Repeat the material below exactly, with no pictures.

###

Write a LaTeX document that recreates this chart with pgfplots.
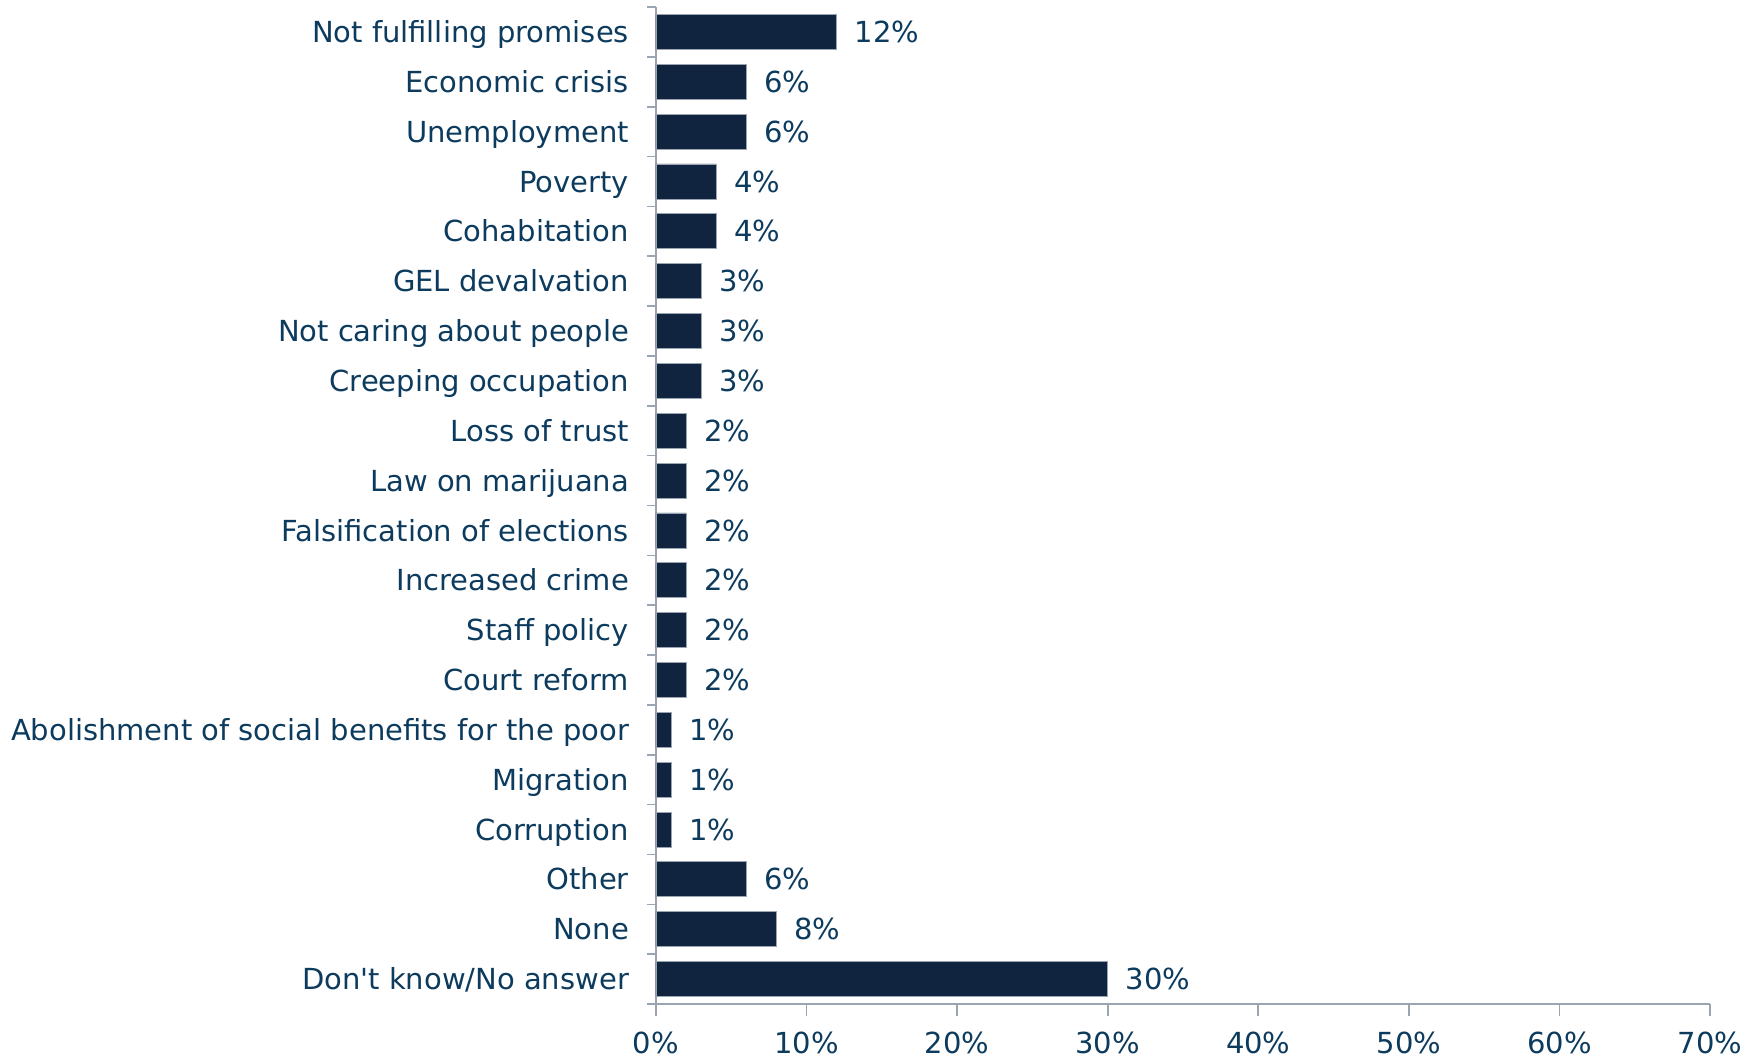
\documentclass[border=0pt]{standalone}
\usepackage{pgfplots}
\pgfplotsset{compat=1.18}
\usepackage{fontspec}
\setmainfont{DejaVu Sans}
\definecolor{txt}{HTML}{0D3B5E}
\definecolor{barc}{HTML}{10233F}
\definecolor{axc}{HTML}{9AA5B1}
\begin{document}
\begin{tikzpicture}
\begin{axis}[
  scale only axis,
  width=527pt, height=498.5pt,
  xbar, bar width=17.5pt,
  y dir=reverse,
  xmin=0, xmax=70,
  ymin=-0.5, ymax=19.5,
  xtick={0,10,...,70},
  xticklabel={\pgfmathprintnumber{\tick}\%},
  /pgf/number format/assume math mode=true,
  ytick={0,...,19},
  yticklabels={Not fulfilling promises,Economic crisis,Unemployment,Poverty,Cohabitation,GEL devalvation,Not caring about people,Creeping occupation,Loss of trust,Law on marijuana,Falsification of elections,Increased crime,Staff policy,Court reform,Abolishment of social benefits for the poor,Migration,Corruption,Other,None,Don\textquotesingle t know/No answer},
  minor ytick={-0.5,0.5,...,19.5},
  ytick style={draw=none},
  minor y tick style={draw=axc, line width=0.8pt},
  x tick style={draw=axc, line width=0.8pt},
  tick align=outside,
  major tick length=6pt,
  minor tick length=4.5pt,
  axis x line*=bottom,
  axis y line*=left,
  axis line style={draw=axc, line width=0.8pt},
  y axis line style={-},
  x axis line style={-},
  ticklabel style={font=\fontsize{14.5}{17}\selectfont, text=txt},
  yticklabel style={anchor=base east, xshift=-4pt, yshift=-5.3pt},
  xticklabel style={yshift=-4.5pt},
  nodes near coords={\pgfmathprintnumber{\pgfplotspointmeta}\%},
  point meta=x,
  every node near coord/.append style={font=\fontsize{14.5}{17}\selectfont, text=txt, anchor=base west, xshift=5.5pt, yshift=-5.3pt},
  clip=false,
]
\addplot[fill=barc, draw=axc, line width=0.4pt] coordinates {
(12,0) (6,1) (6,2) (4,3) (4,4) (3,5) (3,6) (3,7) (2,8) (2,9) (2,10) (2,11) (2,12) (2,13) (1,14) (1,15) (1,16) (6,17) (8,18) (30,19)
};
\end{axis}
\path[draw=none] ([xshift=-328pt,yshift=-28pt]current axis.south west) rectangle ([xshift=23pt,yshift=3.5pt]current axis.north east);
\end{tikzpicture}
\end{document}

###

**Solved exercise**
Write a LaTeX document that recreates this chart with pgfplots.
\documentclass[border=0pt]{standalone}
\usepackage{pgfplots}
\pgfplotsset{compat=1.18}
\usepackage{fontspec}
\setmainfont{DejaVu Sans}
\definecolor{txt}{HTML}{0D3B5E}
\definecolor{barc}{HTML}{10233F}
\definecolor{axc}{HTML}{9AA5B1}
\begin{document}
\begin{tikzpicture}
\begin{axis}[
  scale only axis,
  width=527pt, height=498.5pt,
  xbar, bar width=17.5pt,
  y dir=reverse,
  xmin=0, xmax=70,
  ymin=-0.5, ymax=19.5,
  xtick={0,10,...,70},
  xticklabel={\pgfmathprintnumber{\tick}\%},
  /pgf/number format/assume math mode=true,
  ytick={0,...,19},
  yticklabels={Not fulfilling promises,Economic crisis,Unemployment,Poverty,Cohabitation,GEL devalvation,Not caring about people,Creeping occupation,Loss of trust,Law on marijuana,Falsification of elections,Increased crime,Staff policy,Court reform,Abolishment of social benefits for the poor,Migration,Corruption,Other,None,Don\textquotesingle t know/No answer},
  minor ytick={-0.5,0.5,...,19.5},
  ytick style={draw=none},
  minor y tick style={draw=axc, line width=0.8pt},
  x tick style={draw=axc, line width=0.8pt},
  tick align=outside,
  major tick length=6pt,
  minor tick length=4.5pt,
  axis x line*=bottom,
  axis y line*=left,
  axis line style={draw=axc, line width=0.8pt},
  y axis line style={-},
  x axis line style={-},
  ticklabel style={font=\fontsize{14.5}{17}\selectfont, text=txt},
  yticklabel style={anchor=base east, xshift=-4pt, yshift=-5.3pt},
  xticklabel style={yshift=-4.5pt},
  nodes near coords={\pgfmathprintnumber{\pgfplotspointmeta}\%},
  point meta=x,
  every node near coord/.append style={font=\fontsize{14.5}{17}\selectfont, text=txt, anchor=base west, xshift=5.5pt, yshift=-5.3pt},
  clip=false,
]
\addplot[fill=barc, draw=axc, line width=0.4pt] coordinates {
(12,0) (6,1) (6,2) (4,3) (4,4) (3,5) (3,6) (3,7) (2,8) (2,9) (2,10) (2,11) (2,12) (2,13) (1,14) (1,15) (1,16) (6,17) (8,18) (30,19)
};
\end{axis}
\path[draw=none] ([xshift=-328pt,yshift=-28pt]current axis.south west) rectangle ([xshift=23pt,yshift=3.5pt]current axis.north east);
\end{tikzpicture}
\end{document}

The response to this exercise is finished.